With some internets people you can't really tell. There are enough brand fans who would like to stir things up rather than rushing to his side.
The key word was rushing, at least for me it was, some things take time to sort out.
Well sure, there are the troll fanboys out there for every brand but then again…
In this situations it is never like “hey this company stole code from this guy, maybe they did stole by accident, let's take it easy”.
I mean you don't stole by mistake, you stole something and you know what you do.

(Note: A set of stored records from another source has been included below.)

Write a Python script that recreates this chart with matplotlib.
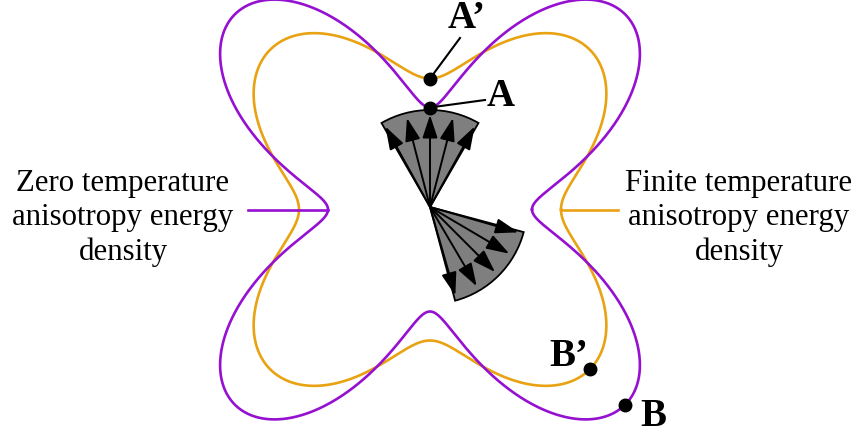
import numpy as np
import matplotlib
matplotlib.use("Agg")
import matplotlib.pyplot as plt
from matplotlib.patches import Wedge, FancyArrowPatch, ArrowStyle

# Anisotropy energy density, r(phi) = base + amp * sin^2(2 phi)
zero_T = {"base": 102.0, "amp": 174.0}
finite_T = {"base": 131.0, "amp": 95.0}

# Directions of the moment fans (degrees) and spread of the moments within a fan
fan_centres = [90.0, -45.0]
fan_offsets = [-29.0, -14.5, 0.0, 14.5, 29.0]
fan_half_width = 30.0

# Labelled points: (name, curve, angle in degrees)
points = [("A", "zero", 90.0), ("A'", "finite", 90.0),
          ("B", "zero", -45.0), ("B'", "finite", -45.0)]

left_label = "Zero temperature\nanisotropy energy\ndensity"
right_label = "Finite temperature\nanisotropy energy\ndensity"

PURPLE = "#9510D0"
ORANGE = "#E8A212"

W, H = 858, 434
fig = plt.figure(figsize=(W / 100, H / 100), dpi=100)
ax = fig.add_axes([0, 0, 1, 1])
ax.set_xlim(0, W)
ax.set_ylim(H, 0)
ax.set_aspect("equal")
ax.axis("off")

cx, cy = 430.0, 209.5       # centre of the energy surfaces
ox, oy = 430.0, 207.0       # common origin of the moment fans


def radius(curve, phi):
    return curve["base"] + curve["amp"] * np.sin(2 * phi) ** 2


def to_xy(r, phi, x0=cx, y0=cy):
    return x0 + r * np.cos(phi), y0 - r * np.sin(phi)


phi = np.linspace(0, 2 * np.pi, 1441)
for curve, col in [(finite_T, ORANGE), (zero_T, PURPLE)]:
    x, y = to_xy(radius(curve, phi), phi)
    ax.plot(x, y, color=col, lw=1.9, solid_joinstyle="round", zorder=2)

# Fans of thermally fluctuating moments
fan_r = 97.0
arrow_len = 92.0
style = ArrowStyle("-|>", head_length=1.0, head_width=0.33)
for c in fan_centres:
    w = Wedge((ox, oy), fan_r, -(c + fan_half_width), -(c - fan_half_width),
              facecolor="#7f7f7f", edgecolor="black", lw=1.3, zorder=3)
    ax.add_patch(w)
    for off in fan_offsets:
        a = np.deg2rad(c + off)
        tx, ty = to_xy(arrow_len, a, ox, oy)
        ax.add_patch(FancyArrowPatch((ox, oy), (tx, ty), arrowstyle=style,
                                     mutation_scale=14, color="black", lw=1.4,
                                     shrinkA=0, shrinkB=0, zorder=4))

# Marked points on the two surfaces
curves = {"zero": zero_T, "finite": finite_T}
pos = {}
for name, key, ang in points:
    a = np.deg2rad(ang)
    px, py = to_xy(radius(curves[key], a), a)
    pos[name] = (px, py)
    ax.plot(px, py, "o", color="black", ms=9, zorder=6)

bold = dict(family="Liberation Serif", fontweight="bold", fontsize=28,
            color="black", zorder=7)
# leader lines from A and A'
ax.plot([pos["A'"][0], 460], [pos["A'"][1], 38], color="black", lw=1.5, zorder=5)
ax.plot([pos["A"][0], 485], [pos["A"][1], 100], color="black", lw=1.5, zorder=5)
ax.text(467, 19, "A\u2019", ha="center", va="center", **bold)
ax.text(501, 97, "A", ha="center", va="center", **bold)
ax.text(569, 356, "B\u2019", ha="center", va="center", **bold)
ax.text(653, 416, "B", ha="center", va="center", **bold)

# Legend-style labels with short connector lines
ax.plot([248, cx - zero_T["base"]], [cy, cy], color=PURPLE, lw=1.9, zorder=2)
ax.plot([cx + finite_T["base"], 618], [cy, cy], color=ORANGE, lw=1.9, zorder=2)

body = dict(family="Liberation Serif", fontsize=22.2, color="black",
            ha="center", va="center", linespacing=1.25)
ax.text(123, 218, left_label, **body)
ax.text(739, 218, right_label, **body)

fig.savefig("out.png", dpi=100)
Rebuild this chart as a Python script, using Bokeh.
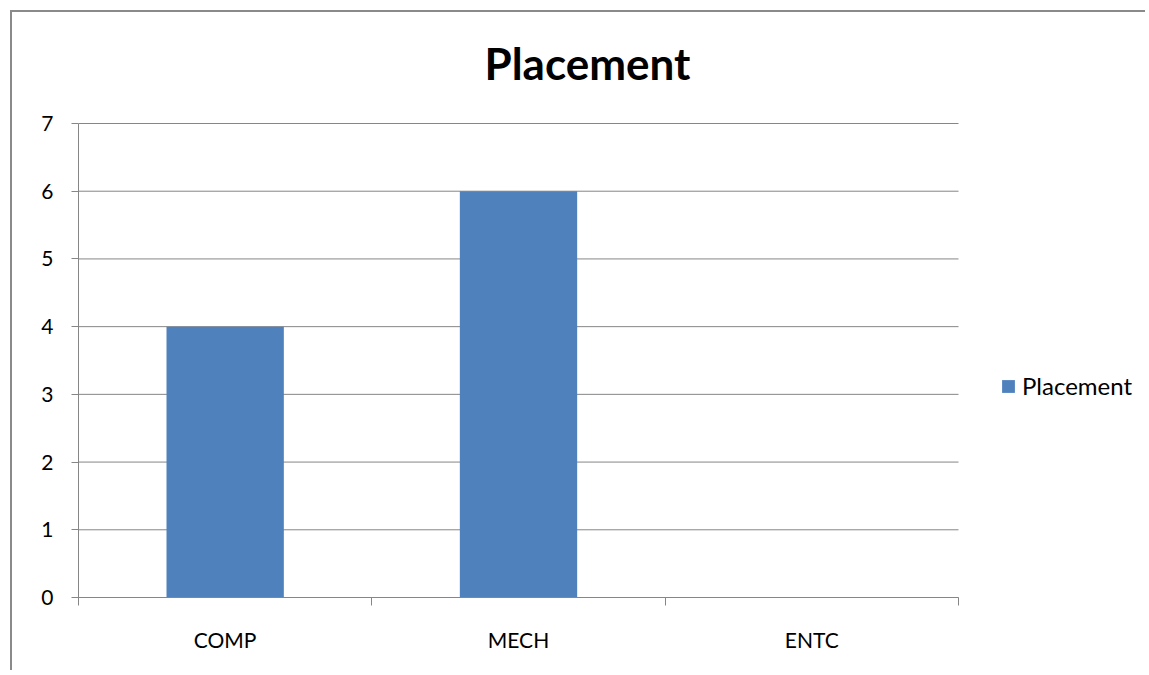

So if there is not a fierce response from a good portion of the internet, it is very much likely that the company who stole from the small developer will just walk away, because the small developer doesn't have the money move against them in a court and there is not any fears from the company for their image (since there is not much bad publicity).

At least this just my opinion on this, you go full force from the start or nothing happens.
I personally would take a wait and see approach, yes they stole code and yes they didn't initially credit who they took it from, however everyone makes mistakes and IMO it's more about how someone reacts when a mistake is brought to their attention than the mistake its self, it just feels we, as a society, take offense at the smallest things nowadays.